◆ What you have to do
Drop the pictures, then extract the listing word for word.

start

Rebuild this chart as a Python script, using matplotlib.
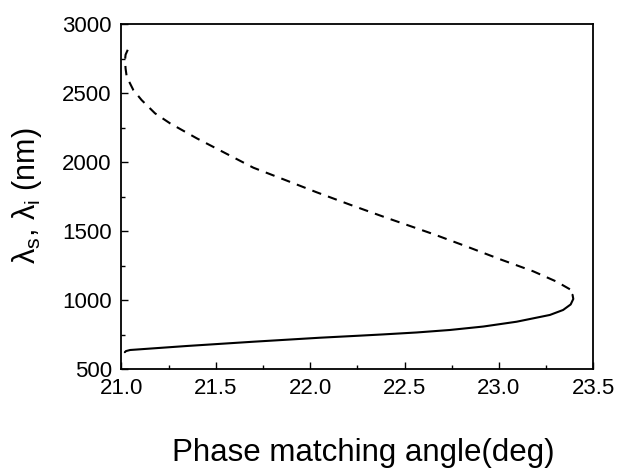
import matplotlib
matplotlib.use("Agg")
import matplotlib.pyplot as plt
from matplotlib.ticker import MultipleLocator

plt.rcParams['font.family'] = ['Liberation Sans', 'DejaVu Sans']
plt.rcParams['mathtext.default'] = 'regular'

# Signal wavelength (solid)
signal_angle = [21.018, 21.024, 21.046, 21.346, 21.699, 22.052, 22.264, 22.387,
                22.564, 22.74, 22.917, 23.094, 23.27, 23.34, 23.38, 23.394, 23.39]
signal_wl = [624, 632, 640, 669, 700, 729, 744, 753,
             767, 785, 810, 845, 894, 930, 970, 1010, 1040]

# Idler wavelength (dashed)
idler_angle = [23.376, 23.306, 23.182, 23.005, 22.829, 22.652, 22.40,
               22.211, 22.034, 21.858, 21.699, 21.399, 21.257, 21.178, 21.107,
               21.063, 21.028, 21.022, 21.019, 21.022, 21.037]
idler_wl = [1080, 1135, 1210, 1298, 1390, 1480, 1600,
            1693, 1783, 1877, 1961, 2174, 2283, 2355, 2451,
            2524, 2620, 2680, 2741, 2780, 2826]

fig = plt.figure(figsize=(6.17, 4.73), dpi=100)
ax = fig.add_axes([0.1968, 0.2192, 0.9616 - 0.1968, 0.9486 - 0.2192])

ax.plot(signal_angle, signal_wl, color='black', lw=1.5, solid_capstyle='round',
        solid_joinstyle='round')
ax.plot(idler_angle, idler_wl, color='black', lw=1.5, linestyle=(0, (4.5, 3.5)))

ax.set_xlim(21.0, 23.5)
ax.set_ylim(500, 3000)
ax.xaxis.set_major_locator(MultipleLocator(0.5))
ax.xaxis.set_minor_locator(MultipleLocator(0.25))
ax.yaxis.set_major_locator(MultipleLocator(500))
ax.yaxis.set_minor_locator(MultipleLocator(250))
ax.set_xticks([21.0, 21.5, 22.0, 22.5, 23.0, 23.5])
ax.set_xticklabels(['21.0', '21.5', '22.0', '22.5', '23.0', '23.5'])

ax.tick_params(which='both', direction='in', width=1.0, labelsize=16)
ax.tick_params(which='major', length=5.3)
ax.tick_params(which='minor', length=3)
ax.tick_params(axis='y', pad=7)
ax.tick_params(axis='x', pad=6)
for s in ax.spines.values():
    s.set_linewidth(1.3)

fig.text(363 / 617, 1 - 461 / 473, 'Phase matching angle(deg)', ha='center', va='baseline',
         fontsize=22.5)
fig.text(27 / 617, 1 - 196 / 473, r'λ$_{s}$, λ$_{i}$ (nm)', rotation=90,
         ha='center', va='center', fontsize=22)

fig.savefig('out.png', dpi=100)
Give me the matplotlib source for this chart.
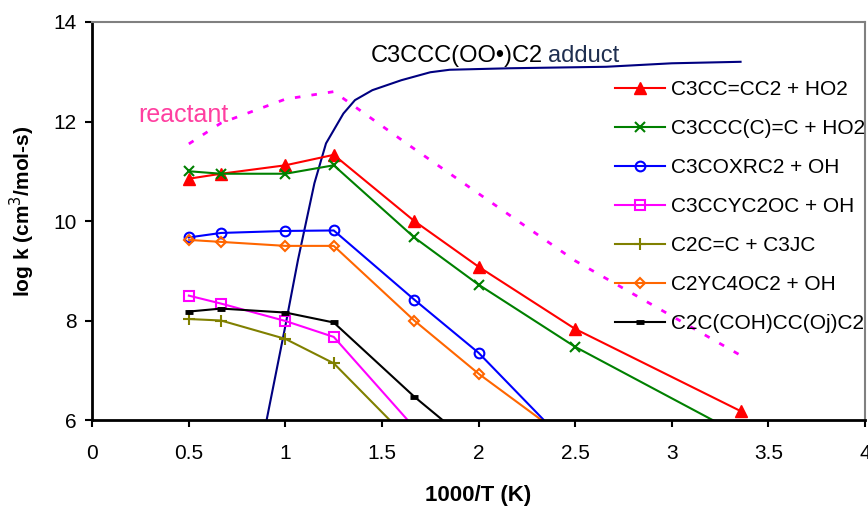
import matplotlib
matplotlib.use('Agg')
import matplotlib.pyplot as plt

plt.rcParams['font.family'] = ['Liberation Sans', 'DejaVu Sans']

# 1000/T values (K^-1)
inv_T = [0.5, 0.6667, 1.0, 1.25, 1.6667, 2.0, 2.5, 3.356]

labels = ['C3CC=CC2 + HO2', 'C3CCC(C)=C + HO2', 'C3COXRC2 + OH',
          'C3CCYC2OC + OH', 'C2C=C + C3JC', 'C2YC4OC2 + OH',
          'C2C(COH)CC(Oj)C2']

k_c3cc_ho2 = [10.85, 10.95, 11.12, 11.33, 10.0, 9.08, 7.83, 6.18]
k_c3ccc_ho2 = [11.0, 10.95, 10.95, 11.12, 9.67, 8.72, 7.47, 5.7]
k_c3coxrc2 = [9.67, 9.76, 9.80, 9.81, 8.42, 7.35, 5.35]
k_c3ccyc2oc = [8.5, 8.34, 7.99, 7.67, 5.85]
k_c2c_c3jc = [8.03, 8.0, 7.63, 7.14, 5.5]
k_c2yc4oc2 = [9.62, 9.58, 9.50, 9.50, 8.0, 6.93, 5.5]
k_c2c_coh = [8.18, 8.24, 8.16, 7.96, 6.47, 5.4]

k_reactant = [11.55, 11.97, 12.45, 12.6, 11.45, 10.55, 9.2, 7.3]

adduct_x = [0.9, 1.0, 1.065, 1.15, 1.21, 1.3, 1.36, 1.45, 1.6, 1.75, 1.85,
            2.16, 2.66, 3.0, 3.356]
adduct_k = [5.95, 7.9, 9.22, 10.76, 11.56, 12.16, 12.43, 12.63, 12.83, 12.99,
            13.04, 13.07, 13.1, 13.17, 13.2]

fig = plt.figure(figsize=(8.68, 5.08), dpi=100)
ax = fig.add_axes([0.1063, 0.1732, 0.8902, 0.7835])

ax.plot(adduct_x, adduct_k, color='#000080', lw=1.5)
ax.plot(inv_T, k_reactant, color='#ff00ff', lw=2, linestyle=(0, (2, 4)))

lw = 1.5
ax.plot(inv_T[:len(k_c3cc_ho2)], k_c3cc_ho2, color='red', lw=lw,
        marker='^', ms=9, label=labels[0])
ax.plot(inv_T[:len(k_c3ccc_ho2)], k_c3ccc_ho2, color='green', lw=lw,
        marker='x', ms=7, mew=1.5, label=labels[1])
ax.plot(inv_T[:len(k_c3coxrc2)], k_c3coxrc2, color='blue', lw=lw,
        marker='o', ms=7, mfc='none', mew=1.5, label=labels[2])
ax.plot(inv_T[:len(k_c3ccyc2oc)], k_c3ccyc2oc, color='#ff00ff', lw=lw,
        marker='s', ms=7, mfc='none', mew=1.5, label=labels[3])
ax.plot(inv_T[:len(k_c2c_c3jc)], k_c2c_c3jc, color='#808000', lw=lw,
        marker='+', ms=8, mew=1.5, label=labels[4])
ax.plot(inv_T[:len(k_c2yc4oc2)], k_c2yc4oc2, color='#ff6600', lw=lw,
        marker='D', ms=5.5, mfc='none', mew=1.5, label=labels[5])
ax.plot(inv_T[:len(k_c2c_coh)], k_c2c_coh, color='black', lw=lw,
        marker='_', ms=6, mew=3.5, label=labels[6])

ax.text(1.44, 13.2, 'C3CCC(OO\u2022)C2', fontsize=17, color='black', va='baseline')
ax.text(2.36, 13.2, 'adduct', fontsize=17, color='#1f2f50', va='baseline')
ax.text(0.238, 12.0, 'reactant', fontsize=18, color='#ff3fa0', va='baseline')

ax.set_xlim(0, 4)
ax.set_ylim(6, 14)
ax.set_xticks([0, 0.5, 1, 1.5, 2, 2.5, 3, 3.5, 4])
ax.set_xticklabels(['0', '0.5', '1', '1.5', '2', '2.5', '3', '3.5', '4'])
ax.set_yticks([6, 8, 10, 12, 14])
ax.tick_params(labelsize=15, length=5, width=1.5, direction='out')
ax.tick_params(axis='x', pad=12)
ax.tick_params(axis='y', pad=6)

for s in ['left', 'bottom']:
    ax.spines[s].set_linewidth(2)
    ax.spines[s].set_color('black')
for s in ['top', 'right']:
    ax.spines[s].set_linewidth(1.5)
    ax.spines[s].set_color('#808080')

ax.set_xlabel('1000/T (K)', fontsize=16, fontweight='bold')
ax.set_ylabel('log k (cm$^3$/mol-s)', fontsize=15, fontweight='bold')
ax.xaxis.set_label_coords(0.5, -0.163)
ax.yaxis.set_label_coords(-0.0715, 0.524)

leg = ax.legend(loc='upper left', bbox_to_anchor=(615 / 868, 1 - 80 / 508),
                bbox_transform=fig.transFigure, frameon=False, fontsize=15,
                handlelength=2.4, handletextpad=0.3, labelspacing=0.96,
                borderpad=0, borderaxespad=0)

fig.savefig('out.png', dpi=100)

end

◆ Solution
Rebuild this chart as a Python script, using matplotlib.
import matplotlib
matplotlib.use("Agg")
import matplotlib.pyplot as plt
from matplotlib.ticker import MultipleLocator

plt.rcParams['font.family'] = ['Liberation Sans', 'DejaVu Sans']
plt.rcParams['mathtext.default'] = 'regular'

# Signal wavelength (solid)
signal_angle = [21.018, 21.024, 21.046, 21.346, 21.699, 22.052, 22.264, 22.387,
                22.564, 22.74, 22.917, 23.094, 23.27, 23.34, 23.38, 23.394, 23.39]
signal_wl = [624, 632, 640, 669, 700, 729, 744, 753,
             767, 785, 810, 845, 894, 930, 970, 1010, 1040]

# Idler wavelength (dashed)
idler_angle = [23.376, 23.306, 23.182, 23.005, 22.829, 22.652, 22.40,
               22.211, 22.034, 21.858, 21.699, 21.399, 21.257, 21.178, 21.107,
               21.063, 21.028, 21.022, 21.019, 21.022, 21.037]
idler_wl = [1080, 1135, 1210, 1298, 1390, 1480, 1600,
            1693, 1783, 1877, 1961, 2174, 2283, 2355, 2451,
            2524, 2620, 2680, 2741, 2780, 2826]

fig = plt.figure(figsize=(6.17, 4.73), dpi=100)
ax = fig.add_axes([0.1968, 0.2192, 0.9616 - 0.1968, 0.9486 - 0.2192])

ax.plot(signal_angle, signal_wl, color='black', lw=1.5, solid_capstyle='round',
        solid_joinstyle='round')
ax.plot(idler_angle, idler_wl, color='black', lw=1.5, linestyle=(0, (4.5, 3.5)))

ax.set_xlim(21.0, 23.5)
ax.set_ylim(500, 3000)
ax.xaxis.set_major_locator(MultipleLocator(0.5))
ax.xaxis.set_minor_locator(MultipleLocator(0.25))
ax.yaxis.set_major_locator(MultipleLocator(500))
ax.yaxis.set_minor_locator(MultipleLocator(250))
ax.set_xticks([21.0, 21.5, 22.0, 22.5, 23.0, 23.5])
ax.set_xticklabels(['21.0', '21.5', '22.0', '22.5', '23.0', '23.5'])

ax.tick_params(which='both', direction='in', width=1.0, labelsize=16)
ax.tick_params(which='major', length=5.3)
ax.tick_params(which='minor', length=3)
ax.tick_params(axis='y', pad=7)
ax.tick_params(axis='x', pad=6)
for s in ax.spines.values():
    s.set_linewidth(1.3)

fig.text(363 / 617, 1 - 461 / 473, 'Phase matching angle(deg)', ha='center', va='baseline',
         fontsize=22.5)
fig.text(27 / 617, 1 - 196 / 473, r'λ$_{s}$, λ$_{i}$ (nm)', rotation=90,
         ha='center', va='center', fontsize=22)

fig.savefig('out.png', dpi=100)
Give me the matplotlib source for this chart.
import matplotlib
matplotlib.use('Agg')
import matplotlib.pyplot as plt

plt.rcParams['font.family'] = ['Liberation Sans', 'DejaVu Sans']

# 1000/T values (K^-1)
inv_T = [0.5, 0.6667, 1.0, 1.25, 1.6667, 2.0, 2.5, 3.356]

labels = ['C3CC=CC2 + HO2', 'C3CCC(C)=C + HO2', 'C3COXRC2 + OH',
          'C3CCYC2OC + OH', 'C2C=C + C3JC', 'C2YC4OC2 + OH',
          'C2C(COH)CC(Oj)C2']

k_c3cc_ho2 = [10.85, 10.95, 11.12, 11.33, 10.0, 9.08, 7.83, 6.18]
k_c3ccc_ho2 = [11.0, 10.95, 10.95, 11.12, 9.67, 8.72, 7.47, 5.7]
k_c3coxrc2 = [9.67, 9.76, 9.80, 9.81, 8.42, 7.35, 5.35]
k_c3ccyc2oc = [8.5, 8.34, 7.99, 7.67, 5.85]
k_c2c_c3jc = [8.03, 8.0, 7.63, 7.14, 5.5]
k_c2yc4oc2 = [9.62, 9.58, 9.50, 9.50, 8.0, 6.93, 5.5]
k_c2c_coh = [8.18, 8.24, 8.16, 7.96, 6.47, 5.4]

k_reactant = [11.55, 11.97, 12.45, 12.6, 11.45, 10.55, 9.2, 7.3]

adduct_x = [0.9, 1.0, 1.065, 1.15, 1.21, 1.3, 1.36, 1.45, 1.6, 1.75, 1.85,
            2.16, 2.66, 3.0, 3.356]
adduct_k = [5.95, 7.9, 9.22, 10.76, 11.56, 12.16, 12.43, 12.63, 12.83, 12.99,
            13.04, 13.07, 13.1, 13.17, 13.2]

fig = plt.figure(figsize=(8.68, 5.08), dpi=100)
ax = fig.add_axes([0.1063, 0.1732, 0.8902, 0.7835])

ax.plot(adduct_x, adduct_k, color='#000080', lw=1.5)
ax.plot(inv_T, k_reactant, color='#ff00ff', lw=2, linestyle=(0, (2, 4)))

lw = 1.5
ax.plot(inv_T[:len(k_c3cc_ho2)], k_c3cc_ho2, color='red', lw=lw,
        marker='^', ms=9, label=labels[0])
ax.plot(inv_T[:len(k_c3ccc_ho2)], k_c3ccc_ho2, color='green', lw=lw,
        marker='x', ms=7, mew=1.5, label=labels[1])
ax.plot(inv_T[:len(k_c3coxrc2)], k_c3coxrc2, color='blue', lw=lw,
        marker='o', ms=7, mfc='none', mew=1.5, label=labels[2])
ax.plot(inv_T[:len(k_c3ccyc2oc)], k_c3ccyc2oc, color='#ff00ff', lw=lw,
        marker='s', ms=7, mfc='none', mew=1.5, label=labels[3])
ax.plot(inv_T[:len(k_c2c_c3jc)], k_c2c_c3jc, color='#808000', lw=lw,
        marker='+', ms=8, mew=1.5, label=labels[4])
ax.plot(inv_T[:len(k_c2yc4oc2)], k_c2yc4oc2, color='#ff6600', lw=lw,
        marker='D', ms=5.5, mfc='none', mew=1.5, label=labels[5])
ax.plot(inv_T[:len(k_c2c_coh)], k_c2c_coh, color='black', lw=lw,
        marker='_', ms=6, mew=3.5, label=labels[6])

ax.text(1.44, 13.2, 'C3CCC(OO\u2022)C2', fontsize=17, color='black', va='baseline')
ax.text(2.36, 13.2, 'adduct', fontsize=17, color='#1f2f50', va='baseline')
ax.text(0.238, 12.0, 'reactant', fontsize=18, color='#ff3fa0', va='baseline')

ax.set_xlim(0, 4)
ax.set_ylim(6, 14)
ax.set_xticks([0, 0.5, 1, 1.5, 2, 2.5, 3, 3.5, 4])
ax.set_xticklabels(['0', '0.5', '1', '1.5', '2', '2.5', '3', '3.5', '4'])
ax.set_yticks([6, 8, 10, 12, 14])
ax.tick_params(labelsize=15, length=5, width=1.5, direction='out')
ax.tick_params(axis='x', pad=12)
ax.tick_params(axis='y', pad=6)

for s in ['left', 'bottom']:
    ax.spines[s].set_linewidth(2)
    ax.spines[s].set_color('black')
for s in ['top', 'right']:
    ax.spines[s].set_linewidth(1.5)
    ax.spines[s].set_color('#808080')

ax.set_xlabel('1000/T (K)', fontsize=16, fontweight='bold')
ax.set_ylabel('log k (cm$^3$/mol-s)', fontsize=15, fontweight='bold')
ax.xaxis.set_label_coords(0.5, -0.163)
ax.yaxis.set_label_coords(-0.0715, 0.524)

leg = ax.legend(loc='upper left', bbox_to_anchor=(615 / 868, 1 - 80 / 508),
                bbox_transform=fig.transFigure, frameon=False, fontsize=15,
                handlelength=2.4, handletextpad=0.3, labelspacing=0.96,
                borderpad=0, borderaxespad=0)

fig.savefig('out.png', dpi=100)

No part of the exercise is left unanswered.